Some states won't enforce reform law, so Feds must

With multiple health reform deadlines looming, some states are declaring they won't enforce the law, deferring instead to the U.S. Department of Health & Human Services to guarantee insurers in their state comply with the provisions.

So far, five states--Florida, Missouri, Oklahoma, Texas and Wyoming--already have notified HHS that they either can't or won't police insurers to uphold the reform provisions, Politico reported.

Florida, for example, won't penalize insurers for violating new consumer protections but will report those insurers to HHS to take further action. Other state officials say their legislatures haven't granted them the authority to oversee reform requirements. In Wyoming, the state insurance department said it lacks regulatory authority for the reform law, reported Kaiser Health News.

And in Pennsylvania, which hasn't officially declared its position, Insurance Commissioner Michael Consedine said his insurance auditors could add reform law provisions to their annual audits, but he's unsure whether they can legally penalize violators. What's more, the state lacks funding to sufficiently enforce the federal law. "We may need help with having the dollars to do this," he told KHN.

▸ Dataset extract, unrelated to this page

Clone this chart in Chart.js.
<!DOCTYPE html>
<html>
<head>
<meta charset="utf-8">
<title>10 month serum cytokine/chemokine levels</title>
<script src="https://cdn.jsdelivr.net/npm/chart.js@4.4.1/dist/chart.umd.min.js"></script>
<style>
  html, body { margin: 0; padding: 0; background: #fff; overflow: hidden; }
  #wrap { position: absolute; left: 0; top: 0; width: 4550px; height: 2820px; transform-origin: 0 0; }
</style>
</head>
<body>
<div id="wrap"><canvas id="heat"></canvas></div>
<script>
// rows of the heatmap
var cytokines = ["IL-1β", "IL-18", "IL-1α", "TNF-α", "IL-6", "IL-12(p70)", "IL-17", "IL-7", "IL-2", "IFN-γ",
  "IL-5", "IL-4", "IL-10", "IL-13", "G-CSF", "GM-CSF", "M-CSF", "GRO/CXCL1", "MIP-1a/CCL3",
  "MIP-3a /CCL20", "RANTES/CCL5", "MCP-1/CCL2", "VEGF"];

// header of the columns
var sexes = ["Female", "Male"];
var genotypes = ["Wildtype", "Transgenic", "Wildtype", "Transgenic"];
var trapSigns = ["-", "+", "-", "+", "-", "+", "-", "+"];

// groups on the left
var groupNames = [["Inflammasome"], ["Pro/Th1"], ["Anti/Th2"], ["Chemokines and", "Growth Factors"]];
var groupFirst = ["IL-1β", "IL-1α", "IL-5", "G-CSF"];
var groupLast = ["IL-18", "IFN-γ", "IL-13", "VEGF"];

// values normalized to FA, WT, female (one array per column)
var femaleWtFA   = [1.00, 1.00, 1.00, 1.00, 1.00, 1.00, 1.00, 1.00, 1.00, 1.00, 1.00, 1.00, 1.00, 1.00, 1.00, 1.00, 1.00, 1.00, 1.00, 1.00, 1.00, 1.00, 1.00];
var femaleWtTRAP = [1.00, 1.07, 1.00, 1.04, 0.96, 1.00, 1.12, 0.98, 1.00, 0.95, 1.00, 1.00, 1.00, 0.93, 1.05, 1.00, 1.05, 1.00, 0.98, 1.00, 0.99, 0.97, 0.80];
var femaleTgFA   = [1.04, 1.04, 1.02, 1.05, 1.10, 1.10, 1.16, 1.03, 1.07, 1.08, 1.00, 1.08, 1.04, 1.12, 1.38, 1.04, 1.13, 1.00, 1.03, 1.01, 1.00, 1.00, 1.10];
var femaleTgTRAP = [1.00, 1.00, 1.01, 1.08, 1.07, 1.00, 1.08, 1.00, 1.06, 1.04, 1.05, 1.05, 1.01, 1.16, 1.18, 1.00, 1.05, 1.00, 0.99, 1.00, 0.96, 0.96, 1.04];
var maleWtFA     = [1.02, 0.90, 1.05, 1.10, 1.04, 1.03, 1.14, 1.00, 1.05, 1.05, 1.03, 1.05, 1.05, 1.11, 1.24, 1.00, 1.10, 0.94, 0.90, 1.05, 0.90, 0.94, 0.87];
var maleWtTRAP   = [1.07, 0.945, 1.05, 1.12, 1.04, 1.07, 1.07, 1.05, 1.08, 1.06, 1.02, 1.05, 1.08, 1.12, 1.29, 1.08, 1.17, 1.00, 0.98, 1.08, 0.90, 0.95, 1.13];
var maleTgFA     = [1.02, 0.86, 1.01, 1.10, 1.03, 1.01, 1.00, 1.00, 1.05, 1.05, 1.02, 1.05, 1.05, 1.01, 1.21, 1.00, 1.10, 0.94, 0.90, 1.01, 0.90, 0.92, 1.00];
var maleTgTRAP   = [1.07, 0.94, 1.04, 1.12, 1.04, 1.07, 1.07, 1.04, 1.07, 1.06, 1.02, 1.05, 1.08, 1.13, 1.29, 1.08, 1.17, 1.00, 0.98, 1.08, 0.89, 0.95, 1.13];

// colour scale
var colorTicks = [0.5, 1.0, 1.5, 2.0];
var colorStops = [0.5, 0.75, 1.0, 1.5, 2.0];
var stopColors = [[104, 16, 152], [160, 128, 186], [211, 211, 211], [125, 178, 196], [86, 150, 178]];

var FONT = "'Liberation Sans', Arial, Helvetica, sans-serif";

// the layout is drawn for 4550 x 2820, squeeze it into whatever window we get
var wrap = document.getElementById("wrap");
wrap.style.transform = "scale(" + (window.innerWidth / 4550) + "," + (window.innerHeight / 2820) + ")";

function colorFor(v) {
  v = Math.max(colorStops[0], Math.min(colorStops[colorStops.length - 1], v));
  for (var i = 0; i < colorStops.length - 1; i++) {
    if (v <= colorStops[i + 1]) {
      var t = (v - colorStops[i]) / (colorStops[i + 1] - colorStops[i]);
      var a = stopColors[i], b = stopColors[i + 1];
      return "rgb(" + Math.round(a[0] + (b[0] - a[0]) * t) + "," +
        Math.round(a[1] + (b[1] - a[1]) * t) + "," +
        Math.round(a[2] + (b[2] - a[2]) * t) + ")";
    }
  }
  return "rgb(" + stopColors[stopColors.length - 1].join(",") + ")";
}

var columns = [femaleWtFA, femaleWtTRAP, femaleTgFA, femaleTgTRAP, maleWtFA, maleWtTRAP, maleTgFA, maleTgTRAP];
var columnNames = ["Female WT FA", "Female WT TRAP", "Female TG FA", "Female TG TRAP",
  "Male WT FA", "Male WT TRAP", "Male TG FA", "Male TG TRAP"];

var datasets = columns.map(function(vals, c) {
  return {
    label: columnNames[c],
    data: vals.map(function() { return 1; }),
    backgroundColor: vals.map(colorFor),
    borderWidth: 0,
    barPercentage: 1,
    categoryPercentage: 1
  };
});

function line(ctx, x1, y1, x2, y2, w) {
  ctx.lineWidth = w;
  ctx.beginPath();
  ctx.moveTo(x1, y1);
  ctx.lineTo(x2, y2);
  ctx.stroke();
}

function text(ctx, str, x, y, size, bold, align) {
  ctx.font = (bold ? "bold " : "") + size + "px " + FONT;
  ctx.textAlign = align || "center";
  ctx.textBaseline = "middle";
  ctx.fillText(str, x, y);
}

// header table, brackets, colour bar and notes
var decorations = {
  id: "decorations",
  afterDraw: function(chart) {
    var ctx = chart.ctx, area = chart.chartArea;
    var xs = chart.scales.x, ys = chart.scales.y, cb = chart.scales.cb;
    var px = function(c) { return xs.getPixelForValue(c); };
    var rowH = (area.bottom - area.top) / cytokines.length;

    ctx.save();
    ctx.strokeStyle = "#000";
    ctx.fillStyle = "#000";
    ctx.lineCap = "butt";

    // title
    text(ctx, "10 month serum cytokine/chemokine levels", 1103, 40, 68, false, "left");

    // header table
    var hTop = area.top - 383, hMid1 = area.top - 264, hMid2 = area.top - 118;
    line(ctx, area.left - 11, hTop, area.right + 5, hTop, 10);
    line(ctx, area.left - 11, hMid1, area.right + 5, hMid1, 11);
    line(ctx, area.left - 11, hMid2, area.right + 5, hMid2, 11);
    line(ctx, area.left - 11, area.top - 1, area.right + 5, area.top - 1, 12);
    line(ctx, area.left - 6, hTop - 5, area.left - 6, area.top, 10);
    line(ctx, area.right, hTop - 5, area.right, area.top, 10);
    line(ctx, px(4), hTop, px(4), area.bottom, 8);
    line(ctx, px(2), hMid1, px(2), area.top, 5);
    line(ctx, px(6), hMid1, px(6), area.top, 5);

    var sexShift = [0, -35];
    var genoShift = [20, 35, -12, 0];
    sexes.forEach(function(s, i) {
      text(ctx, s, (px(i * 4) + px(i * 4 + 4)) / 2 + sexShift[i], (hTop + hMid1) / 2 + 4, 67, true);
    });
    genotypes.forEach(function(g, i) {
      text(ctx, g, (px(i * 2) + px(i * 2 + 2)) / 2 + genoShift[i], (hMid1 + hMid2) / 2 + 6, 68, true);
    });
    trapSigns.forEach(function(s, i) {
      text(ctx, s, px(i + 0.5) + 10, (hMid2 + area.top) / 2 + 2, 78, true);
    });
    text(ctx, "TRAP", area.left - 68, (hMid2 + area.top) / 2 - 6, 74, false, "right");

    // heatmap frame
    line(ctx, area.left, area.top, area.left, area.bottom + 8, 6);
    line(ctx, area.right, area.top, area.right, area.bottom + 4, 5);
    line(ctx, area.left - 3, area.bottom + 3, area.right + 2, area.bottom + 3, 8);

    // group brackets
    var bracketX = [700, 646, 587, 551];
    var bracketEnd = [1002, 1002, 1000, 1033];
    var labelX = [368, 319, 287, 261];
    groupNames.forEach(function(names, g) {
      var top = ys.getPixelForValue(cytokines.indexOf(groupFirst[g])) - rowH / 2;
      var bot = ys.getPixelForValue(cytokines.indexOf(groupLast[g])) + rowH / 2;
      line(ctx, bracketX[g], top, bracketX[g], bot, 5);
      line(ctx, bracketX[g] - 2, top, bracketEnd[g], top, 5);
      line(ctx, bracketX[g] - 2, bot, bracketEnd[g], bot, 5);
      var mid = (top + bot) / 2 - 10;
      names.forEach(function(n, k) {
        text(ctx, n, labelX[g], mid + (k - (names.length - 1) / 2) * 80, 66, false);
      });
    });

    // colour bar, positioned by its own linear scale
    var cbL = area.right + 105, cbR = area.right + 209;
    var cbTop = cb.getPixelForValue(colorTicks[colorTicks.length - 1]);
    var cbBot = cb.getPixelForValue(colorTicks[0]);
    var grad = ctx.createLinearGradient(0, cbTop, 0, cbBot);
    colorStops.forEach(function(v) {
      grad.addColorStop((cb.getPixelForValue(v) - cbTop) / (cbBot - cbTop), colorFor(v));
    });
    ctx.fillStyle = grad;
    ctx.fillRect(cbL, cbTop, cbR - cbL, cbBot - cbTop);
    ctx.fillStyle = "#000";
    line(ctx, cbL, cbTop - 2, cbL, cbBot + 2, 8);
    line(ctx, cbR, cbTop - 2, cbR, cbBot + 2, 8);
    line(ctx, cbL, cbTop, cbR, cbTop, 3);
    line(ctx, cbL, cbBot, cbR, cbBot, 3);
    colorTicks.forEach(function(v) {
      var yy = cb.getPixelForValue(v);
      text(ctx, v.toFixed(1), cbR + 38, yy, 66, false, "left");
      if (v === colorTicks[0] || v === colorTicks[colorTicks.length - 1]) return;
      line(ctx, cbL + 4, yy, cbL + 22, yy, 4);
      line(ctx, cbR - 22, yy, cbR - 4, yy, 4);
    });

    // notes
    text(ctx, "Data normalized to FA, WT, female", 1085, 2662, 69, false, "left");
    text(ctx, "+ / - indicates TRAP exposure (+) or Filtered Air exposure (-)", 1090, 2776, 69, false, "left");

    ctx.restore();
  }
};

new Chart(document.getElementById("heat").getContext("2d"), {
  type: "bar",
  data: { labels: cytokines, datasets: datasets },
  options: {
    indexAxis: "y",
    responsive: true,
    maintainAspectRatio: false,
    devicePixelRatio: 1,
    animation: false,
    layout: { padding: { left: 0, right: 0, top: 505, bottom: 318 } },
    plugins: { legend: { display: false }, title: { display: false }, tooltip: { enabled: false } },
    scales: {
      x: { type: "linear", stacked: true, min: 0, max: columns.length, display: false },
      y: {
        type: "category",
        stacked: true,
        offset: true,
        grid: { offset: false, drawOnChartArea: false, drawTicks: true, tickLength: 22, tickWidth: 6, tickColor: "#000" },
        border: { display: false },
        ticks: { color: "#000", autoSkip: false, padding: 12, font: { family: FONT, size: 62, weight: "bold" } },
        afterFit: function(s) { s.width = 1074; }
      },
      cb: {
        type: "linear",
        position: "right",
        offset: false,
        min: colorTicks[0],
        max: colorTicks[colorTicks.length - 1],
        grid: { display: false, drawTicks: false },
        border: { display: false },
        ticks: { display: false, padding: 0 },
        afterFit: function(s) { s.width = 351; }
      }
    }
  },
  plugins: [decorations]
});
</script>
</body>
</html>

The HHS Center for Consumer Information and Insurance Oversight has written letters to these states, explaining it will assume regulatory authority. The problem, though, is HHS has little experience regulating all the various state insurance markets and few resources to take on that new responsibility, noted KHN.

Even HHS's own Gary Cohen, who heads its CCIIO office, has said states are better positioned to regulate insurers because they already enforce state health insurance laws.